» **Data shown**:
===============

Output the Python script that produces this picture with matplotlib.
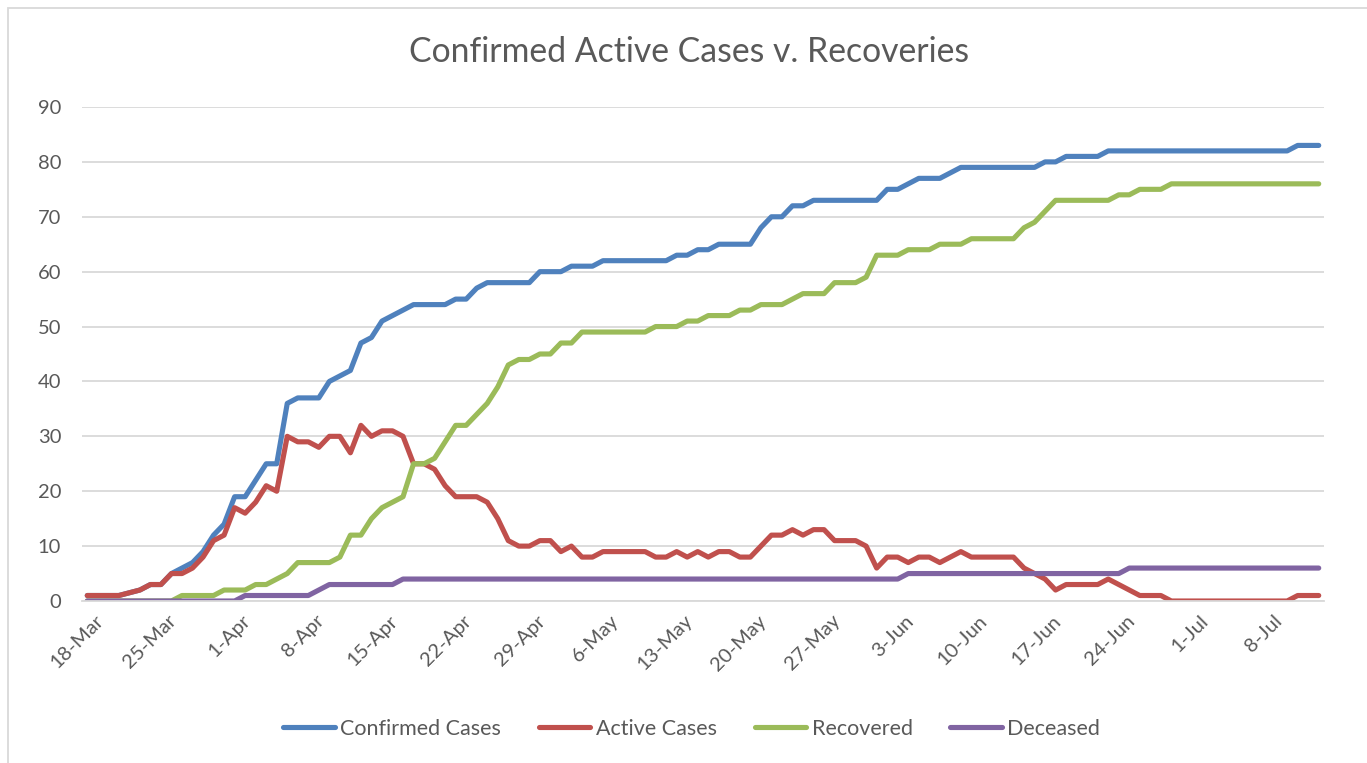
import matplotlib.pyplot as plt
from matplotlib.patches import Rectangle
from matplotlib.transforms import ScaledTranslation
import numpy as np

# daily values from 18-Mar, one per day (22-Mar has no entry)
confirmed = [1, 1, 1, 1, None, 2, 3, 3, 5, 6, 7, 9, 12, 14, 19, 19, 22, 25, 25, 36,
             37, 37, 37, 40, 41, 42, 47, 48, 51, 52, 53, 54, 54, 54, 54, 55, 55, 57, 58, 58,
             58, 58, 58, 60, 60, 60, 61, 61, 61, 62, 62, 62, 62, 62, 62, 62, 63, 63, 64, 64,
             65, 65, 65, 65, 68, 70, 70, 72, 72, 73, 73, 73, 73, 73, 73, 73, 75, 75, 76, 77,
             77, 77, 78, 79, 79, 79, 79, 79, 79, 79, 79, 80, 80, 81, 81, 81, 81, 82, 82, 82,
             82, 82, 82, 82, 82, 82, 82, 82, 82, 82, 82, 82, 82, 82, 82, 83, 83, 83]
active = [1, 1, 1, 1, None, 2, 3, 3, 5, 5, 6, 8, 11, 12, 17, 16, 18, 21, 20, 30,
          29, 29, 28, 30, 30, 27, 32, 30, 31, 31, 30, 25, 25, 24, 21, 19, 19, 19, 18, 15,
          11, 10, 10, 11, 11, 9, 10, 8, 8, 9, 9, 9, 9, 9, 8, 8, 9, 8, 9, 8,
          9, 9, 8, 8, 10, 12, 12, 13, 12, 13, 13, 11, 11, 11, 10, 6, 8, 8, 7, 8,
          8, 7, 8, 9, 8, 8, 8, 8, 8, 6, 5, 4, 2, 3, 3, 3, 3, 4, 3, 2,
          1, 1, 1, 0, 0, 0, 0, 0, 0, 0, 0, 0, 0, 0, 0, 1, 1, 1]
recovered = [0, 0, 0, 0, None, 0, 0, 0, 0, 1, 1, 1, 1, 2, 2, 2, 3, 3, 4, 5,
             7, 7, 7, 7, 8, 12, 12, 15, 17, 18, 19, 25, 25, 26, 29, 32, 32, 34, 36, 39,
             43, 44, 44, 45, 45, 47, 47, 49, 49, 49, 49, 49, 49, 49, 50, 50, 50, 51, 51, 52,
             52, 52, 53, 53, 54, 54, 54, 55, 56, 56, 56, 58, 58, 58, 59, 63, 63, 63, 64, 64,
             64, 65, 65, 65, 66, 66, 66, 66, 66, 68, 69, 71, 73, 73, 73, 73, 73, 73, 74, 74,
             75, 75, 75, 76, 76, 76, 76, 76, 76, 76, 76, 76, 76, 76, 76, 76, 76, 76]
deceased = [0, 0, 0, 0, None, 0, 0, 0, 0, 0, 0, 0, 0, 0, 0, 1, 1, 1, 1, 1,
            1, 1, 2, 3, 3, 3, 3, 3, 3, 3, 4, 4, 4, 4, 4, 4, 4, 4, 4, 4,
            4, 4, 4, 4, 4, 4, 4, 4, 4, 4, 4, 4, 4, 4, 4, 4, 4, 4, 4, 4,
            4, 4, 4, 4, 4, 4, 4, 4, 4, 4, 4, 4, 4, 4, 4, 4, 4, 4, 5, 5,
            5, 5, 5, 5, 5, 5, 5, 5, 5, 5, 5, 5, 5, 5, 5, 5, 5, 5, 5, 6,
            6, 6, 6, 6, 6, 6, 6, 6, 6, 6, 6, 6, 6, 6, 6, 6, 6, 6]

tick_labels = ['18-Mar', '25-Mar', '1-Apr', '8-Apr', '15-Apr', '22-Apr', '29-Apr',
               '6-May', '13-May', '20-May', '27-May', '3-Jun', '10-Jun', '17-Jun',
               '24-Jun', '1-Jul', '8-Jul']
y_ticks = [0, 10, 20, 30, 40, 50, 60, 70, 80, 90]

series = [('Confirmed Cases', confirmed, '#4F81BD'),
          ('Active Cases', active, '#C0504D'),
          ('Recovered', recovered, '#9BBB59'),
          ('Deceased', deceased, '#8064A2')]

plt.rcParams['font.family'] = ['Lato', 'DejaVu Sans']
text_color = '#595959'
grid_color = '#D9D9D9'

fig = plt.figure(figsize=(13.67, 7.63), dpi=100)
ax = fig.add_axes([82 / 1367, 1 - 601 / 763, 1242 / 1367, 494 / 763])

n = len(confirmed)
days = np.arange(n)
for name, vals, color in series:
    y = np.array(vals, dtype=float)
    ok = ~np.isnan(y)
    ax.plot(days[ok], y[ok], color=color, lw=3.7, label=name,
            solid_capstyle='round', solid_joinstyle='round')

ax.set_xlim(-0.5, n - 0.5)
ax.set_ylim(0, 90)
ax.set_yticks(y_ticks)
tick_pos = np.arange(0, n, 7)
ax.set_xticks(tick_pos)
ax.set_xticklabels([])
# rotated date labels, end of text a bit right of the tick like Excel
shift = ScaledTranslation(13 / 100, -17 / 100, fig.dpi_scale_trans)
for x, lab in zip(tick_pos, tick_labels):
    ax.text(x, 0, lab, transform=ax.get_xaxis_transform() + shift,
            rotation=45, ha='right', va='center', rotation_mode='anchor',
            fontsize=14.5, color=text_color)

ax.yaxis.grid(True, color=grid_color, lw=1.3)
ax.set_axisbelow(True)
for s in ['top', 'right', 'left']:
    ax.spines[s].set_visible(False)
ax.spines['bottom'].set_color(grid_color)
ax.spines['bottom'].set_linewidth(1.3)
ax.tick_params(axis='both', length=0, labelsize=14.5, labelcolor=text_color)
ax.tick_params(axis='y', pad=15)

fig.text(0.504, 1 - 52 / 763, 'Confirmed Active Cases v. Recoveries',
         ha='center', va='center', fontsize=24.3, color=text_color)

fig.legend(loc='center', bbox_to_anchor=(0.506, 1 - 729 / 763), ncol=4,
           frameon=False, fontsize=15.5, handlelength=2.4, handletextpad=0.25,
           columnspacing=1.75, labelcolor=text_color)

fig.patches.append(Rectangle((8 / 1367, -0.1), 1.2, 1.1 - 8 / 763, fill=False,
                             edgecolor=grid_color, lw=1.3, transform=fig.transFigure))

fig.savefig('out.png', dpi=100)
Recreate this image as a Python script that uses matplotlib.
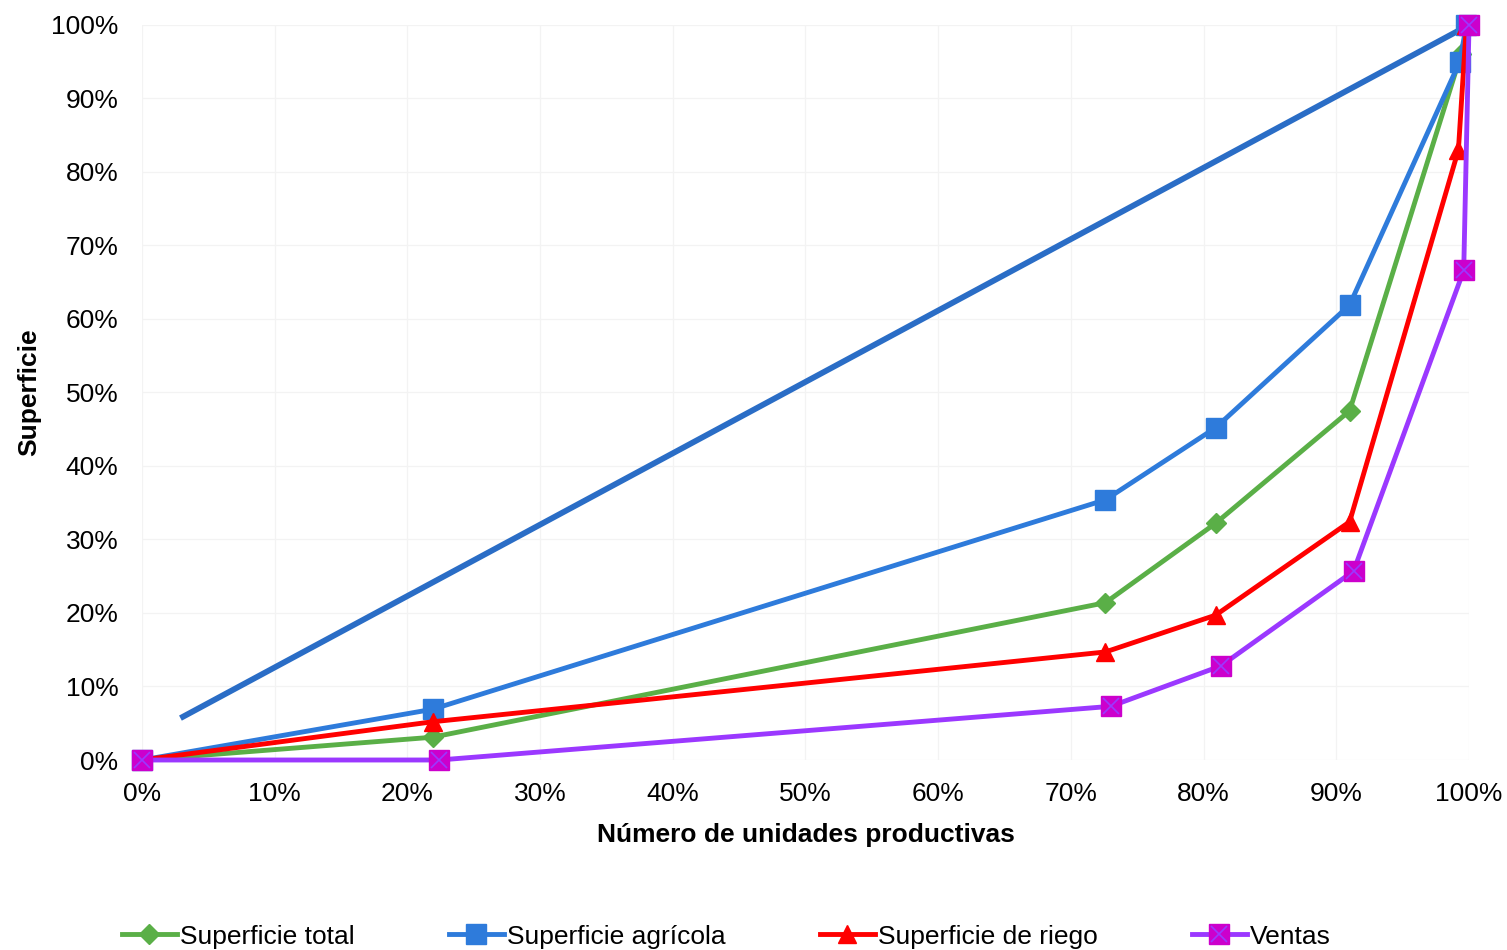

===============

Please quote the lines of the material, beginning with the first and ending with the one that contains "import numpy as np", exactly as written and without any pictures.

» **Solution to this problem**:
Output the Python script that produces this picture with matplotlib.
import matplotlib.pyplot as plt
from matplotlib.patches import Rectangle
from matplotlib.transforms import ScaledTranslation
import numpy as np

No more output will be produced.